Она положила фотографию Гарри на стол и взяла другую, на которой были запечатлены пожилая женщина в элегантном костюме, пара средних лет и мальчик-подросток. Они стояли, улыбаясь, на залитом солнцем приморском бульваре Брайтона. В мальчике Джулия узнала Роберта.
— Это Катина дочь Ирина, приезжавшая к нам в гости из Мексики, — пояснила Нина. — С Робертом, Джимми и Верой. Джимми умер через несколько недель от инфаркта. Это было как гром среди ясного неба, и Вера ужасно страдала. Они так любили друг друга.
Джулия посмотрела на эту женщину — свою бабушку. Что еще рассказать ей?
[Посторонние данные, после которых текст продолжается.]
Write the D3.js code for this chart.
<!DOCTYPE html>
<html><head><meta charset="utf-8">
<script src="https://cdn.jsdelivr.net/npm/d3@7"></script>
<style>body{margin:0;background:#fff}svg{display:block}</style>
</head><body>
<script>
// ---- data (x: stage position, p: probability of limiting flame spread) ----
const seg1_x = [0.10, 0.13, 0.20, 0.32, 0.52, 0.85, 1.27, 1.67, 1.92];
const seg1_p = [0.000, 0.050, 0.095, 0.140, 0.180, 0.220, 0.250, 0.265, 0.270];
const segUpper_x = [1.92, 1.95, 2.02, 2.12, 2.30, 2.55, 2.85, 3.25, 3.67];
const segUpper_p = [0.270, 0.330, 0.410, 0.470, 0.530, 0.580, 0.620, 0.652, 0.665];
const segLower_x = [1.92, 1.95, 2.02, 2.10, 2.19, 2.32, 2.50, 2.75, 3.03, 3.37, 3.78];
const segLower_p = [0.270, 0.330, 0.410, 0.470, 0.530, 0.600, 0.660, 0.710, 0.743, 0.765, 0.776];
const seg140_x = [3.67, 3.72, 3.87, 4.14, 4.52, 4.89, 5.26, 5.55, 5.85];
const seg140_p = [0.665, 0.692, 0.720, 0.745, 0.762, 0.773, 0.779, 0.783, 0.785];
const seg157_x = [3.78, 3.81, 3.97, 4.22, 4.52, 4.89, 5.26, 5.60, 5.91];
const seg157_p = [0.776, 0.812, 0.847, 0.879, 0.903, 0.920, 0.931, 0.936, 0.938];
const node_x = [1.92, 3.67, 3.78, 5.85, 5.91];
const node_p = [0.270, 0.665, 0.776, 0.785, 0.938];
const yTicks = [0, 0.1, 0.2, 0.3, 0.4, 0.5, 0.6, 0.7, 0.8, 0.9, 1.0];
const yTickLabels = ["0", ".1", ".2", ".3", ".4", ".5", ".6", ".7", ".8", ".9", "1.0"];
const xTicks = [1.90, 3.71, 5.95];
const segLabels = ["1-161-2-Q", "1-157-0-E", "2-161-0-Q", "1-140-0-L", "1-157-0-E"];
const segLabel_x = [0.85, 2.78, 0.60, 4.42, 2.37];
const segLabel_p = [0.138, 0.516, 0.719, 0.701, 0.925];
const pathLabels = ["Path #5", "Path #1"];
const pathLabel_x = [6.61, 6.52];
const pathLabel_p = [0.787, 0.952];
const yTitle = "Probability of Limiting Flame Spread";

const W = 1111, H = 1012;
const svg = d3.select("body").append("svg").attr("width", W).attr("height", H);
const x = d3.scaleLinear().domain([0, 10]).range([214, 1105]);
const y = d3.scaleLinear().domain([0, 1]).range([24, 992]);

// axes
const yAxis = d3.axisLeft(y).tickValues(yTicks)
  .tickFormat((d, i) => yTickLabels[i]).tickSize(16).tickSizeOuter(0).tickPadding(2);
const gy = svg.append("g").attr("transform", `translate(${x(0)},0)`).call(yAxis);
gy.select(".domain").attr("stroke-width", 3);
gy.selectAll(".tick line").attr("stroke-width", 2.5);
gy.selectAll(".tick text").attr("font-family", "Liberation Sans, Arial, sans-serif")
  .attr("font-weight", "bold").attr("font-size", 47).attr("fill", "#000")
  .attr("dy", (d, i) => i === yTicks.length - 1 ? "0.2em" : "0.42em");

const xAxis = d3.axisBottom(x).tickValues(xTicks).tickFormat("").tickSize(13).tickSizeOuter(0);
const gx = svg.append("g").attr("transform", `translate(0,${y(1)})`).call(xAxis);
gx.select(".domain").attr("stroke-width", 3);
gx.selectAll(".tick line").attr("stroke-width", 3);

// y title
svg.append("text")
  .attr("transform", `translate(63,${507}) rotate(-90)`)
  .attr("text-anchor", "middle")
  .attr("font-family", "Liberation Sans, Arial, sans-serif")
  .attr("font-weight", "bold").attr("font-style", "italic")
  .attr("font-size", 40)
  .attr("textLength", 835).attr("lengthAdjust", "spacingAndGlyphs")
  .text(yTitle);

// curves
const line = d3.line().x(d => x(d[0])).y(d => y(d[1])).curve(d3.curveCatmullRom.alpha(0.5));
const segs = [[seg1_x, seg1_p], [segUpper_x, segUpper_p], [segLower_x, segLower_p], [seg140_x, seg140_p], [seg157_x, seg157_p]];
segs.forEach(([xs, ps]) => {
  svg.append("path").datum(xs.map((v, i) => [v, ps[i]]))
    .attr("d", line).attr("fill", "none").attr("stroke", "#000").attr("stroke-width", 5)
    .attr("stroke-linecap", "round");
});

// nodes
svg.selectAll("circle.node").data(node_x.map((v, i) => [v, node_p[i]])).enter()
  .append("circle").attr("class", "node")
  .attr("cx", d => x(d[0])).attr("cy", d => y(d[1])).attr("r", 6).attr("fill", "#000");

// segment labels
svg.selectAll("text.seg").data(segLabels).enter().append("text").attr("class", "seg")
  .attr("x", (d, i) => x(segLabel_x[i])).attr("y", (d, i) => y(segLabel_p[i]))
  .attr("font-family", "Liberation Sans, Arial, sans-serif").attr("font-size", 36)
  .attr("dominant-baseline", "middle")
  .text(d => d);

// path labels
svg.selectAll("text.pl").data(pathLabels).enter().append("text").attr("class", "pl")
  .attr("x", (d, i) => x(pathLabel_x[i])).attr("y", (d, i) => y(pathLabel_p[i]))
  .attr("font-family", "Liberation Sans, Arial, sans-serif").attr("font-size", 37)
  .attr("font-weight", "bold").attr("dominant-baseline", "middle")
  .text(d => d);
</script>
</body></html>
— Помню, как-то раз я разругалась с папой и ляпнула что-то маме. Так вот, она была просто вне себя — за всю жизнь она лишь несколько раз так разозлилась. Она не повышала голос и ничего такого, а просто сказала очень спокойно: «Твой отец всегда был мне прекрасным мужем. Он никогда мне не изменял». Верность значила для мамы очень много, потому что ее собственный отец был бабником. Она всегда говорила, что дома он был очень ласковым и разговорчивым, но на него ни в чем нельзя было положиться, и ее матери часто приходилось брать на дом стирку, чтобы прокормить их. Он по месяцам пропадал где-то с другими женщинами, и мама со своей сестрой Молли всегда подозревали, что у них есть единокровные братья и сестры. В конце концов он сгинул навсегда, и они так и не узнали, что с ним случилось. После всего, что мама вытерпела от отца, папа стал для нее воплощением мечты.